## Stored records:
^^^^^^^^
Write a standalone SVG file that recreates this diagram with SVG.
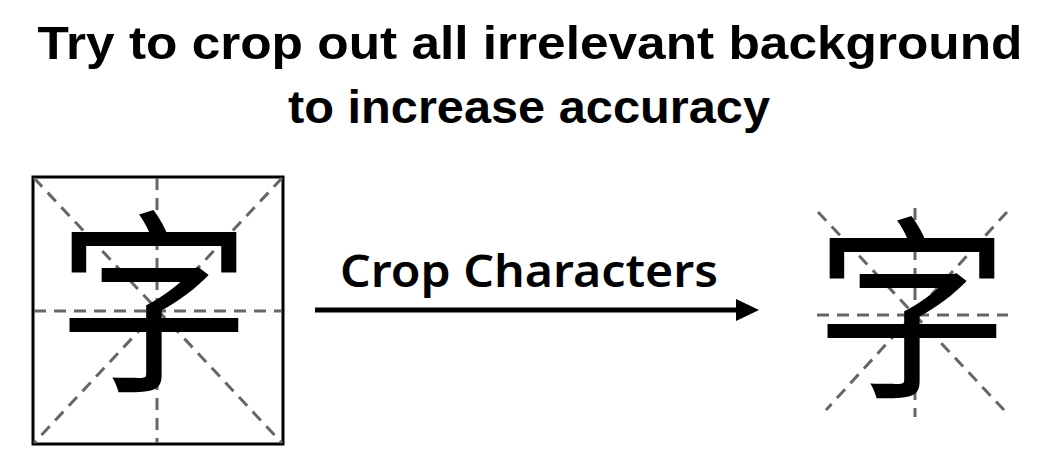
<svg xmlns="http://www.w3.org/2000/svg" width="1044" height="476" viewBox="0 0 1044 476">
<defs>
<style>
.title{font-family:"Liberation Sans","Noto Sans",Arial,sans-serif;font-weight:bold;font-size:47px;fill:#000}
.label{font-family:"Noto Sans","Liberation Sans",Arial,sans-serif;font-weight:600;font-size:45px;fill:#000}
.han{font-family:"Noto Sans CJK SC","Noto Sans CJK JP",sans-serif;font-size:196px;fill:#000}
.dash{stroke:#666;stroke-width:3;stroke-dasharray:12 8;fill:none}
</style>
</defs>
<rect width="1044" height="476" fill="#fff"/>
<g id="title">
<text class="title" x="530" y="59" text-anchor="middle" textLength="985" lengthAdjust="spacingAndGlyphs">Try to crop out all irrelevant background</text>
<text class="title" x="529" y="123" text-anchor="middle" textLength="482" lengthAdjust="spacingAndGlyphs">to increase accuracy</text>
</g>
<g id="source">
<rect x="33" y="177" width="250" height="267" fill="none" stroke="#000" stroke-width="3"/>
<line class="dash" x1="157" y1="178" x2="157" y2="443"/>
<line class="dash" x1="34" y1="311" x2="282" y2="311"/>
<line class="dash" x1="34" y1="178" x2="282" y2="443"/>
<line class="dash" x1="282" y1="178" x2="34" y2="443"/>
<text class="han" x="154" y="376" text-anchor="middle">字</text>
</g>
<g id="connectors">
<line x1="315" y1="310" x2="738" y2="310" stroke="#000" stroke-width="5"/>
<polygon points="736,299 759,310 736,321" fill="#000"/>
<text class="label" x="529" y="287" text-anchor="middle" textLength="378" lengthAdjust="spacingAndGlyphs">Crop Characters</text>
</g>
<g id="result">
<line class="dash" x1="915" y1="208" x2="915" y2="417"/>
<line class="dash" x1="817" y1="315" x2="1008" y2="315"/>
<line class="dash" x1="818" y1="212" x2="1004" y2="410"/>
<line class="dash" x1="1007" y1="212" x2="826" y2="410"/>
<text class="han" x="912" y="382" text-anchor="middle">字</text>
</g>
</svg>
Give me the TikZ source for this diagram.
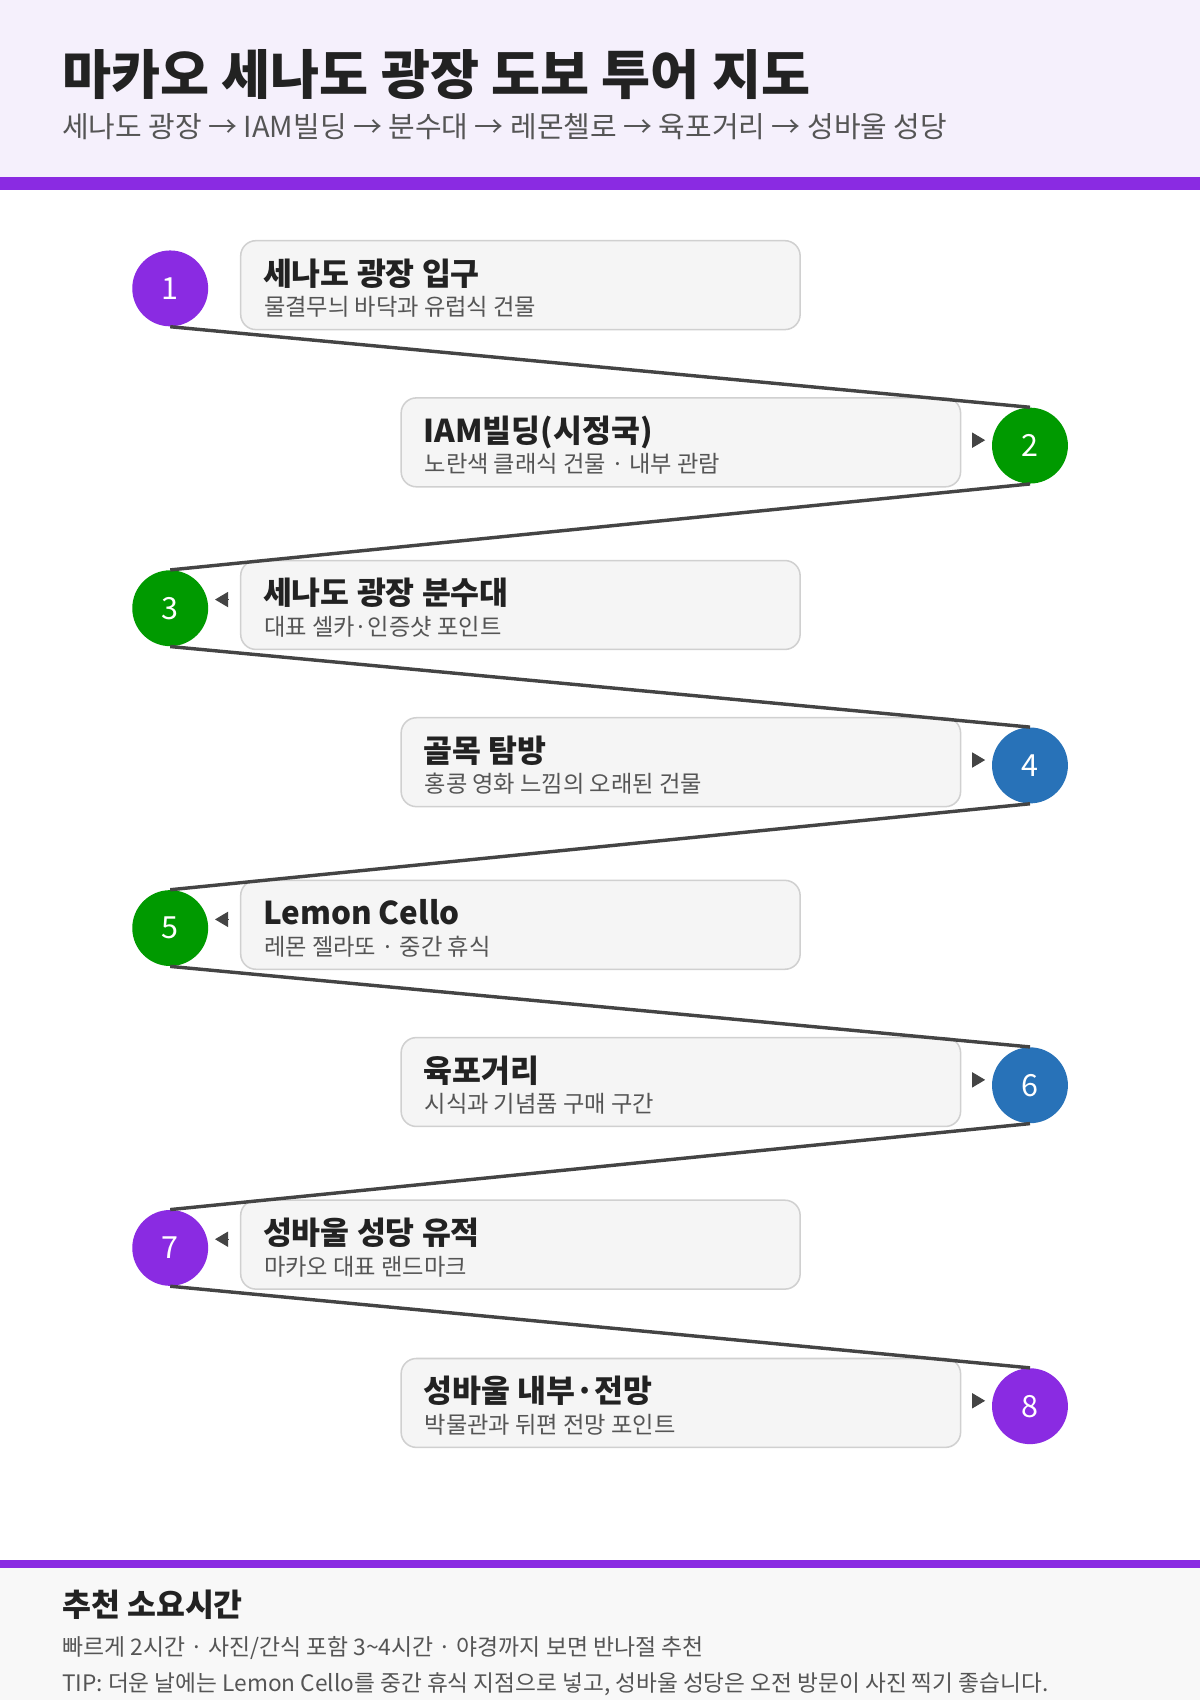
^^^^^^^^
## Stated goal:
Leave out the pictures and give the rest of the records again exactly.

## Worked solution:
Write a standalone SVG file that recreates this diagram with SVG.
<svg xmlns="http://www.w3.org/2000/svg" width="1044" height="476" viewBox="0 0 1044 476">
<defs>
<style>
.title{font-family:"Liberation Sans","Noto Sans",Arial,sans-serif;font-weight:bold;font-size:47px;fill:#000}
.label{font-family:"Noto Sans","Liberation Sans",Arial,sans-serif;font-weight:600;font-size:45px;fill:#000}
.han{font-family:"Noto Sans CJK SC","Noto Sans CJK JP",sans-serif;font-size:196px;fill:#000}
.dash{stroke:#666;stroke-width:3;stroke-dasharray:12 8;fill:none}
</style>
</defs>
<rect width="1044" height="476" fill="#fff"/>
<g id="title">
<text class="title" x="530" y="59" text-anchor="middle" textLength="985" lengthAdjust="spacingAndGlyphs">Try to crop out all irrelevant background</text>
<text class="title" x="529" y="123" text-anchor="middle" textLength="482" lengthAdjust="spacingAndGlyphs">to increase accuracy</text>
</g>
<g id="source">
<rect x="33" y="177" width="250" height="267" fill="none" stroke="#000" stroke-width="3"/>
<line class="dash" x1="157" y1="178" x2="157" y2="443"/>
<line class="dash" x1="34" y1="311" x2="282" y2="311"/>
<line class="dash" x1="34" y1="178" x2="282" y2="443"/>
<line class="dash" x1="282" y1="178" x2="34" y2="443"/>
<text class="han" x="154" y="376" text-anchor="middle">字</text>
</g>
<g id="connectors">
<line x1="315" y1="310" x2="738" y2="310" stroke="#000" stroke-width="5"/>
<polygon points="736,299 759,310 736,321" fill="#000"/>
<text class="label" x="529" y="287" text-anchor="middle" textLength="378" lengthAdjust="spacingAndGlyphs">Crop Characters</text>
</g>
<g id="result">
<line class="dash" x1="915" y1="208" x2="915" y2="417"/>
<line class="dash" x1="817" y1="315" x2="1008" y2="315"/>
<line class="dash" x1="818" y1="212" x2="1004" y2="410"/>
<line class="dash" x1="1007" y1="212" x2="826" y2="410"/>
<text class="han" x="912" y="382" text-anchor="middle">字</text>
</g>
</svg>
Give me the TikZ source for this diagram.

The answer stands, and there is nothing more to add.